Richard Cockerill, the rugby director at Leicester, was fastest out of the blocks at yesterday’s European Champions Cup launch in London, arguing that the “promised land of how others do things” might not be all it is cracked up to be. “I don’t want us to play like New Zealand, because we can’t,” said the former England hooker. “I think we have to play the game our way – play to our strengths – and up here in the northern hemisphere, especially in England, we have a very attritional approach. We’re bloody-minded about what we do.

“We’ve shown we can play differently from the southern teams, that we can compete with them and beat them. Back in 2003, Clive Woodward’s team beat Australia and New Zealand away and then won the World Cup. That side didn’t play a fancy all-court game. They did what English teams do really well.

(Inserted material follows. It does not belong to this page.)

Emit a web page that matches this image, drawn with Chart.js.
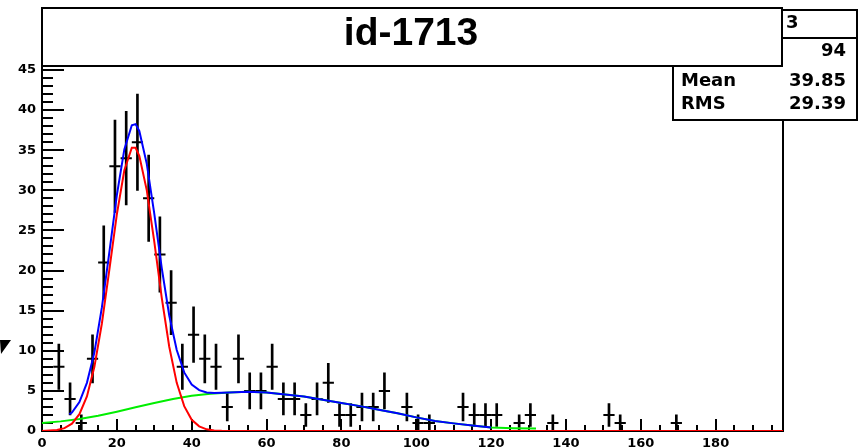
<!DOCTYPE html>
<html>
<head>
<meta charset="utf-8">
<title>id-1713</title>
<script src="https://cdn.jsdelivr.net/npm/chart.js@4.4.1/dist/chart.umd.min.js"></script>
<style>
    html, body { margin: 0; padding: 0; background: #fff; }
    #wrap { position: relative; width: 863px; height: 448px; }
</style>
</head>
<body>
<div id="wrap"><canvas id="histChart" width="863" height="448"></canvas></div>
<script>
// histogram: bin centres (bins are 3 wide) and counts, empty bins left out
const binCenters = [4.5, 7.5, 10.5, 13.5, 16.5, 19.5, 22.5, 25.5, 28.5, 31.5, 34.5, 37.5, 40.5,
    43.5, 46.5, 49.5, 52.5, 55.5, 58.5, 61.5, 64.5, 67.5, 70.5, 73.5, 76.5, 79.5, 82.5, 85.5,
    88.5, 91.5, 97.5, 100.5, 103.5, 112.5, 115.5, 118.5, 121.5, 127.5, 130.5, 136.5, 151.5,
    154.5, 169.5];
const binCounts = [8, 4, 1, 9, 21, 33, 34, 36, 29, 22, 16, 8, 12,
    9, 8, 3, 9, 5, 5, 8, 4, 4, 2, 4, 6, 2, 2, 3,
    3, 5, 3, 1, 1, 3, 2, 2, 2, 1, 2, 1, 2,
    1, 1];
const binWidth = 3;

// fitted curves
const gausX = [0, 4, 6, 8, 10, 12, 14, 16, 18, 20, 22, 24, 25, 26, 28, 30, 32, 34, 36, 38, 40, 42, 44, 46, 48, 198];
const gausY = [0.01, 0.12, 0.36, 0.91, 2.1, 4.3, 8.0, 13.4, 20.1, 27.0, 32.5, 35.3, 35.3, 34.3, 30.0, 23.6, 16.6, 10.5, 6.0, 3.1, 1.4, 0.58, 0.21, 0.07, 0.02, 0];

const bkgX = [0, 5, 10, 15, 20, 25, 30, 35, 40, 45, 50, 55, 60, 65, 70, 75, 80, 85, 90, 95, 100, 105, 110, 115, 120, 126, 132];
const bkgY = [1.0, 1.2, 1.5, 1.9, 2.4, 2.95, 3.5, 4.0, 4.4, 4.65, 4.8, 4.9, 4.8, 4.55, 4.3, 3.9, 3.5, 3.1, 2.65, 2.2, 1.7, 1.25, 0.95, 0.7, 0.45, 0.35, 0.3];

const totalX = [7.3, 8, 10, 12, 14, 16, 18, 20, 22, 24, 25, 26, 28, 30, 32, 34, 36, 38, 40, 42, 44, 46,
    50, 55, 60, 65, 70, 75, 80, 85, 90, 95, 100, 105, 110, 115, 120];
const totalY = [2.1, 2.3, 3.6, 6.0, 9.8, 15.4, 22.3, 29.4, 35.1, 38.1, 38.25, 37.4, 33.3, 27.1, 20.3, 14.4, 10.1, 7.3, 5.8, 5.1, 4.8, 4.75,
    4.8, 4.9, 4.8, 4.55, 4.3, 3.9, 3.5, 3.1, 2.65, 2.2, 1.7, 1.25, 0.95, 0.7, 0.45];

// axis labels
const xTickValues = [0, 20, 40, 60, 80, 100, 120, 140, 160, 180];
const yTickValues = [0, 5, 10, 15, 20, 25, 30, 35, 40, 45];

// title and stats box text
const histTitle = 'id-1713';
const statsName = '3';
const statsRows = [['', '94'], ['Mean', '39.85'], ['RMS', '29.39']];

function toPoints(xs, ys) {
    return xs.map((x, i) => ({ x: x, y: ys[i] }));
}

// frame and inward ticks, like the ROOT canvas
const rootFrame = {
    id: 'rootFrame',
    beforeDatasetsDraw(chart) {
        const { ctx, chartArea: a, scales: { x, y } } = chart;
        ctx.save();
        ctx.strokeStyle = '#000';
        ctx.lineWidth = 2;
        ctx.strokeRect(a.left, a.top, a.right - a.left, a.bottom - a.top);
        ctx.beginPath();
        for (let v = 0; v <= y.max; v++) {
            const py = Math.round(y.getPixelForValue(v));
            const len = v % 5 === 0 ? 22 : 11;
            ctx.moveTo(a.left, py);
            ctx.lineTo(a.left + len, py);
        }
        for (let v = 0; v < x.max; v += 5) {
            const px = Math.round(x.getPixelForValue(v));
            const len = v % 20 === 0 ? 12 : 6;
            ctx.moveTo(px, a.bottom);
            ctx.lineTo(px, a.bottom - len);
        }
        ctx.stroke();
        ctx.restore();
    },
    afterDraw(chart) {
        const ctx = chart.ctx;
        ctx.save();
        ctx.strokeStyle = '#000';
        ctx.lineWidth = 2;

        // stats box
        ctx.fillStyle = '#fff';
        ctx.fillRect(673, 10, 184, 110);
        ctx.strokeRect(673, 10, 184, 110);
        ctx.beginPath();
        ctx.moveTo(673, 38);
        ctx.lineTo(857, 38);
        ctx.stroke();
        ctx.fillStyle = '#000';
        ctx.font = 'bold 18px "DejaVu Sans"';
        ctx.textBaseline = 'alphabetic';
        ctx.textAlign = 'left';
        ctx.fillText(statsName, 786, 28);
        const rowY = [56, 86, 109];
        statsRows.forEach((row, i) => {
            ctx.textAlign = 'left';
            ctx.fillText(row[0], 681, rowY[i]);
            ctx.textAlign = 'right';
            ctx.fillText(row[1], 846, rowY[i]);
        });

        // title box
        ctx.fillStyle = '#fff';
        ctx.fillRect(42, 8, 740, 58);
        ctx.strokeRect(42, 8, 740, 58);
        ctx.fillStyle = '#000';
        ctx.font = 'bold 39px "Liberation Sans"';
        ctx.textAlign = 'center';
        ctx.fillText(histTitle, 411, 45);

        // stray marker at the left edge
        ctx.beginPath();
        ctx.moveTo(0, 340);
        ctx.lineTo(11, 340);
        ctx.lineTo(1, 354);
        ctx.closePath();
        ctx.fill();
        ctx.restore();
    }
};

const tickFont = { family: 'DejaVu Sans', weight: 'bold', size: 13 };

new Chart(document.getElementById('histChart'), {
    type: 'scatter',
    data: {
        datasets: [
            {
                type: 'line',
                label: 'gaus',
                data: toPoints(gausX, gausY),
                borderColor: '#ff0000',
                borderWidth: 2,
                pointRadius: 0,
                tension: 0
            },
            {
                type: 'line',
                label: 'total',
                data: toPoints(totalX, totalY),
                borderColor: '#0000ff',
                borderWidth: 2,
                pointRadius: 0,
                tension: 0
            },
            {
                type: 'line',
                label: 'background',
                data: toPoints(bkgX, bkgY),
                borderColor: '#00ee00',
                borderWidth: 2,
                pointRadius: 0,
                tension: 0
            },
            {
                label: 'bin width',
                data: toPoints(binCenters, binCounts),
                pointStyle: 'line',
                borderColor: '#000',
                borderWidth: 2,
                radius: function(c) {
                    const sx = c.chart.scales.x;
                    return (sx.getPixelForValue(binWidth) - sx.getPixelForValue(0)) / 2;
                }
            },
            {
                type: 'bar',
                label: 'errors',
                data: binCenters.map((c, i) => {
                    const e = Math.sqrt(binCounts[i]);
                    return { x: c, y: [binCounts[i] - e, binCounts[i] + e] };
                }),
                backgroundColor: '#000',
                borderWidth: 0,
                barThickness: 2
            }
        ]
    },
    options: {
        responsive: false,
        animation: false,
        events: [],
        layout: { padding: { top: 8, right: 80, bottom: 0, left: 0 } },
        plugins: {
            legend: { display: false },
            tooltip: { enabled: false }
        },
        scales: {
            x: {
                type: 'linear',
                min: 0,
                max: 198,
                offset: false,
                grid: { display: false, drawTicks: false },
                border: { display: false },
                ticks: { font: tickFont, color: '#000', padding: 5, maxRotation: 0, autoSkip: false },
                afterBuildTicks: s => { s.ticks = xTickValues.map(v => ({ value: v })); },
                afterFit: s => { s.height = 17; }
            },
            y: {
                type: 'linear',
                min: 0,
                max: 52,
                grid: { display: false, drawTicks: false },
                border: { display: false },
                ticks: { font: tickFont, color: '#000', padding: 6, autoSkip: false },
                afterBuildTicks: s => { s.ticks = yTickValues.map(v => ({ value: v })); },
                afterFit: s => { s.width = 42; }
            }
        }
    },
    plugins: [rootFrame]
});
</script>
</body>
</html>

“And in the first Test against the All Blacks in Auckland last year, when England had to field a mix of a team, they got stuck into them at the set-piece, went hard at the breakdown, forced them to struggle for every bit of possession and made them look ordinary. I don’t see why we always chase the Holy Grail of being like someone else. Let’s concentrate on putting our own house in order and reclaiming our identity.”

The Sam Burgess saga is rumbling on with Bruce Craig, the Bath chairman and financier-in-chief, indicating that the miscast and unsettled rugby league import would stay with the club unless a serious amount of cash appeared on the negotiating table.